- [Problem to solve]: For the material that follows, list every line containing the word "code".

- [Dataset entries]:
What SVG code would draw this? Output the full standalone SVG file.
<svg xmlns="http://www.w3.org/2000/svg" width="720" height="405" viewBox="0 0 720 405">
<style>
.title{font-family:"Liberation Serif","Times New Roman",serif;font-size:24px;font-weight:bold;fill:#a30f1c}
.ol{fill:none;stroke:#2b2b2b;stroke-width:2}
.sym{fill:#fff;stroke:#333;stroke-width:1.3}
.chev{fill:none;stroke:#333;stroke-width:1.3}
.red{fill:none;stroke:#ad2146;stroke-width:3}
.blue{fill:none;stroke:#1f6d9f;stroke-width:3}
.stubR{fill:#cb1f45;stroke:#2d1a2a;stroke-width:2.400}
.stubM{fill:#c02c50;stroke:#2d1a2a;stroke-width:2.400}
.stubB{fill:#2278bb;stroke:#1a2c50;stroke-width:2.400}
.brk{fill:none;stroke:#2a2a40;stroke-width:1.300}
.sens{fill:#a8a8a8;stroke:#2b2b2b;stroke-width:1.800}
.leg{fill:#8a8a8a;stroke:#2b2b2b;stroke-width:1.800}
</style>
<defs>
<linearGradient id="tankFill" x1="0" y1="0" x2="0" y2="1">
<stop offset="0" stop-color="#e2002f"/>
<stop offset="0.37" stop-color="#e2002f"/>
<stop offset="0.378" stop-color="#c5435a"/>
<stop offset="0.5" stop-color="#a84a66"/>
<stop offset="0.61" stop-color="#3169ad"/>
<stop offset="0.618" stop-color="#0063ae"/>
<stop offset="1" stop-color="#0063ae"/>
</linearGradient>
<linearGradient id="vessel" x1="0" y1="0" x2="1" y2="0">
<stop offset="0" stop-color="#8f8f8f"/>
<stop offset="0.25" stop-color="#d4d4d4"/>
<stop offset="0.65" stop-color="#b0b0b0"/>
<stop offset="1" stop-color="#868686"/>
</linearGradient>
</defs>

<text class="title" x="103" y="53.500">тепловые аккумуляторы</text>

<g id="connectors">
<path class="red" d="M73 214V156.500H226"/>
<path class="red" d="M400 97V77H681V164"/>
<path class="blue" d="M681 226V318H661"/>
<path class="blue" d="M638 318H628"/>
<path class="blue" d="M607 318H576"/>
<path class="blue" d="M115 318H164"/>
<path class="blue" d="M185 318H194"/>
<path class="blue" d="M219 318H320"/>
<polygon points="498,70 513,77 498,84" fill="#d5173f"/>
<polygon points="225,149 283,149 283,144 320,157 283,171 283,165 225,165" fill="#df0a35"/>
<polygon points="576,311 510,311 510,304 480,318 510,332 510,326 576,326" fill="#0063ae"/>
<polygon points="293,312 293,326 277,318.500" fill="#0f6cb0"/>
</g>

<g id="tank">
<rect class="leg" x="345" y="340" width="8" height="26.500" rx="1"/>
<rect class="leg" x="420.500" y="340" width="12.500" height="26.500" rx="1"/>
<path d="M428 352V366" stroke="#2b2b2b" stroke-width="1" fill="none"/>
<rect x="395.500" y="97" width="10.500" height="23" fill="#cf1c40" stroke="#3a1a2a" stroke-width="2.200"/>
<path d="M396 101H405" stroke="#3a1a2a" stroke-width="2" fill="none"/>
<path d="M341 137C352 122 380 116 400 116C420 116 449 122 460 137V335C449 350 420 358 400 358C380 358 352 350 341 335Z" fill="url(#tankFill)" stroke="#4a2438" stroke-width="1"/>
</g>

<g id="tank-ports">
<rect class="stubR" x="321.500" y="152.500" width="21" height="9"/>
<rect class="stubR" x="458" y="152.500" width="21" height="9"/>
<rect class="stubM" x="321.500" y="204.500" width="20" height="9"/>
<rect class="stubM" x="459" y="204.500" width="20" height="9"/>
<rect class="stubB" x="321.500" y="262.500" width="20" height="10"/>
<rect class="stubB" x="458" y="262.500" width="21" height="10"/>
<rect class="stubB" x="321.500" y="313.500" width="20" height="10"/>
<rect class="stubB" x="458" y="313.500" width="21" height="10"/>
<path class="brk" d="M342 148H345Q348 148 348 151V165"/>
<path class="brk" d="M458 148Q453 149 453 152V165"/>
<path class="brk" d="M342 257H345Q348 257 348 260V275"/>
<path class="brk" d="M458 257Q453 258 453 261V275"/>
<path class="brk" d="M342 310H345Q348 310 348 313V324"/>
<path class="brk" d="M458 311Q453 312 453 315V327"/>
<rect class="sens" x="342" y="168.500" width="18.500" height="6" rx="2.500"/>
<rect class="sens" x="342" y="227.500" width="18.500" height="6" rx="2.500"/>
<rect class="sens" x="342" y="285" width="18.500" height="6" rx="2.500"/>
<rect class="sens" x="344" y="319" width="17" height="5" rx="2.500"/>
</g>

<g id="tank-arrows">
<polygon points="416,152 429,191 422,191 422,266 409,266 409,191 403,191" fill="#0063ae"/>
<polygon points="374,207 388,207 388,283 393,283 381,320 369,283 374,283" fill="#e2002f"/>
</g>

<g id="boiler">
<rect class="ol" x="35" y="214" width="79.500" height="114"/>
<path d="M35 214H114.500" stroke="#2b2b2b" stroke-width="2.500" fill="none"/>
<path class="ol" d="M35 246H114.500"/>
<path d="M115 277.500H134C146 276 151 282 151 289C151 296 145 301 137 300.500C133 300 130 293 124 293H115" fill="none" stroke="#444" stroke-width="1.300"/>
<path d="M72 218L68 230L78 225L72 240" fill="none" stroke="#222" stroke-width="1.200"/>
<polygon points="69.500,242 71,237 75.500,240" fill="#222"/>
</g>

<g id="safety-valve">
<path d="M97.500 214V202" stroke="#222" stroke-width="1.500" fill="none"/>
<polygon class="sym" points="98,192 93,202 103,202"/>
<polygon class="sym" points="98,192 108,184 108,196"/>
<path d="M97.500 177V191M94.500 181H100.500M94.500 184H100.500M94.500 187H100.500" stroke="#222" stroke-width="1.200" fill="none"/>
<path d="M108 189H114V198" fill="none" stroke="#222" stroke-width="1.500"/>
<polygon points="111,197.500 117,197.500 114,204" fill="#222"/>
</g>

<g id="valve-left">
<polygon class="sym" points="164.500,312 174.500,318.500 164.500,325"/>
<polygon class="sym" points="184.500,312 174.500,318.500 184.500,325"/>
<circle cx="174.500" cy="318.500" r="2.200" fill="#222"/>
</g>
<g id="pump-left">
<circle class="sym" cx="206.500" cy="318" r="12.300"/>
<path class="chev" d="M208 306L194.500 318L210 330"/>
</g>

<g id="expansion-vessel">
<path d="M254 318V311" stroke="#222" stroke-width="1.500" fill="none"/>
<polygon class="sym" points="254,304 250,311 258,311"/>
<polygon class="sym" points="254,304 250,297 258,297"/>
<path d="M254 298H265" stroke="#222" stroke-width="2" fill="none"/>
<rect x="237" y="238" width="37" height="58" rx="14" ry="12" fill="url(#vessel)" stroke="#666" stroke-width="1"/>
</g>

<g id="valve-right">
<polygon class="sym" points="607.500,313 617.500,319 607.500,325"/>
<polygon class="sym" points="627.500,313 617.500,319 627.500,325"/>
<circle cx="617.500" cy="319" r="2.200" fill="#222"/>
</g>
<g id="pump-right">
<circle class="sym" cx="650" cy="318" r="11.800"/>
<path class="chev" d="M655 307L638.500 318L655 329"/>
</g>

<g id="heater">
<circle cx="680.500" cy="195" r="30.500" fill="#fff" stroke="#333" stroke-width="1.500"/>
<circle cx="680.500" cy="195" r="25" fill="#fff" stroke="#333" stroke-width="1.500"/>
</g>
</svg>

---

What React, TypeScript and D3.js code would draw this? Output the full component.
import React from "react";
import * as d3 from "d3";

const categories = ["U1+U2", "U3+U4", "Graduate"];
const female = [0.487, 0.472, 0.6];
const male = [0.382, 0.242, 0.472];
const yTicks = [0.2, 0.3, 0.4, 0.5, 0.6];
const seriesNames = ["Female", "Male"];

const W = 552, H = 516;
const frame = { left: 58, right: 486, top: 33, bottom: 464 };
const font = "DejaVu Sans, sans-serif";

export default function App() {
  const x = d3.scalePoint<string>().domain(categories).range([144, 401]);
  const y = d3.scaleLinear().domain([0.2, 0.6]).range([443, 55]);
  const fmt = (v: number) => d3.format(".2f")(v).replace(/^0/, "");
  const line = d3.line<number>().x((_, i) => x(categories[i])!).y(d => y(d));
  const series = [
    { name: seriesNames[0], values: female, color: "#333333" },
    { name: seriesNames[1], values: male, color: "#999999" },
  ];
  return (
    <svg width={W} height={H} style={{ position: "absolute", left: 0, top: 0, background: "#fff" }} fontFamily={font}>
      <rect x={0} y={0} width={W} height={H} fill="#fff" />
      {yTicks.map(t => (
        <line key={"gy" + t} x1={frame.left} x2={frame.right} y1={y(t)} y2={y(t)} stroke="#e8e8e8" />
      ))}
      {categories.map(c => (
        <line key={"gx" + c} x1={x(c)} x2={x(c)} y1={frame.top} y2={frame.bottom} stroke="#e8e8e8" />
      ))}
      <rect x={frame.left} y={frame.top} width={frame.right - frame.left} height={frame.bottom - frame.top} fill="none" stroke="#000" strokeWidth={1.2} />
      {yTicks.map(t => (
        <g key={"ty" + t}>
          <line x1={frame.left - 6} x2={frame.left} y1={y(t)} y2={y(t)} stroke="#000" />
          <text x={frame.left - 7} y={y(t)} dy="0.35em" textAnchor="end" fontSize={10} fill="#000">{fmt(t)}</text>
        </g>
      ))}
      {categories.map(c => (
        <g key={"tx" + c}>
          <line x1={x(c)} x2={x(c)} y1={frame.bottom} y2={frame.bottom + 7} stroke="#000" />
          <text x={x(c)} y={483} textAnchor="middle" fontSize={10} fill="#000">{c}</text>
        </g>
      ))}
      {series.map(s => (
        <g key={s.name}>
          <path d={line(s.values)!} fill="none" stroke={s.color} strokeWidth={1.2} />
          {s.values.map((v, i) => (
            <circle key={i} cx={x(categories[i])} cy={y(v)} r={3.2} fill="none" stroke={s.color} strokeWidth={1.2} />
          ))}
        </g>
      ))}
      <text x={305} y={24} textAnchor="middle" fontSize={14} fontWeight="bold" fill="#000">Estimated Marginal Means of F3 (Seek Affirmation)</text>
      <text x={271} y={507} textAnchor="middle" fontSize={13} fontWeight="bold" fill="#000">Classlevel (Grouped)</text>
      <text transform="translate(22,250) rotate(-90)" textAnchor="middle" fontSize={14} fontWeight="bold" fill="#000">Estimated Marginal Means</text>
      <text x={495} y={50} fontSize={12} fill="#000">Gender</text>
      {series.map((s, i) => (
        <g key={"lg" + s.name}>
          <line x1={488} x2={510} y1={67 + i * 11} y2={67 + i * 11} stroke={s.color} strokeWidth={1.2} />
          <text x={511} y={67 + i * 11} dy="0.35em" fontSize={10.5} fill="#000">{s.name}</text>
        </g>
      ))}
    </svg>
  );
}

- [Solution]:
What SVG code would draw this? Output the full standalone SVG file.
What React, TypeScript and D3.js code would draw this? Output the full component.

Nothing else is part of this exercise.